Communication Benchmarking and Performance Modelling of MPI Programs on Cluster Computers

  • Authors:
  • D. A. Grove;P. D. Coddington

  • Affiliations:
  • School of Computer Science, University of Adelaide, Adelaide, Australia 5005;School of Computer Science, University of Adelaide, Adelaide, Australia 5005

  • Venue:
  • The Journal of Supercomputing
  • Year:
  • 2005

Quantified Score

Hi-index 0.00

Visualization

Abstract

This paper gives an overview of two related tools that we have developed to provide more accurate measurement and modelling of the performance of message-passing communication and application programs on distributed memory parallel computers. MPIBench uses a very precise, globally synchronised clock to measure the performance of MPI communication routines. It can generate probability distributions of communication times, not just the average values produced by other MPI benchmarks. This allows useful insights to be made into the MPI communication performance of parallel computers, and in particular how performance is affected by network contention.
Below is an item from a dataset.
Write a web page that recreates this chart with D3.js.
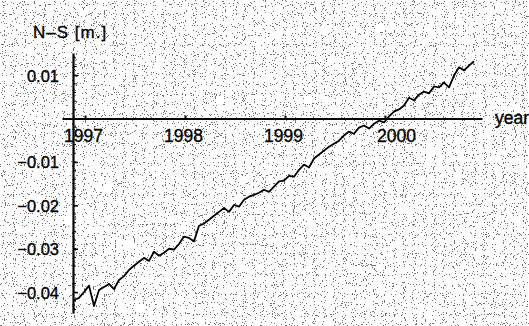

The Performance Evaluating Virtual Parallel Machine (PEVPM) provides a simple, fast and accurate technique for modelling and predicting the performance of message-passing parallel programs. It uses a virtual parallel machine to simulate the execution of the parallel program. The effects of network contention can be accurately modelled by sampling from the probability distributions generated by MPIBench. These tools are particularly useful on clusters with commodity Ethernet networks, where relatively high latencies, network congestion and TCP problems can significantly affect communication performance, which is difficult to model accurately using other tools. Experiments with example parallel programs demonstrate that PEVPM gives accurate performance predictions on commodity clusters. We also show that modelling communication performance using average times rather than sampling from probability distributions can give misleading results, particularly for programs running on a large number of processors.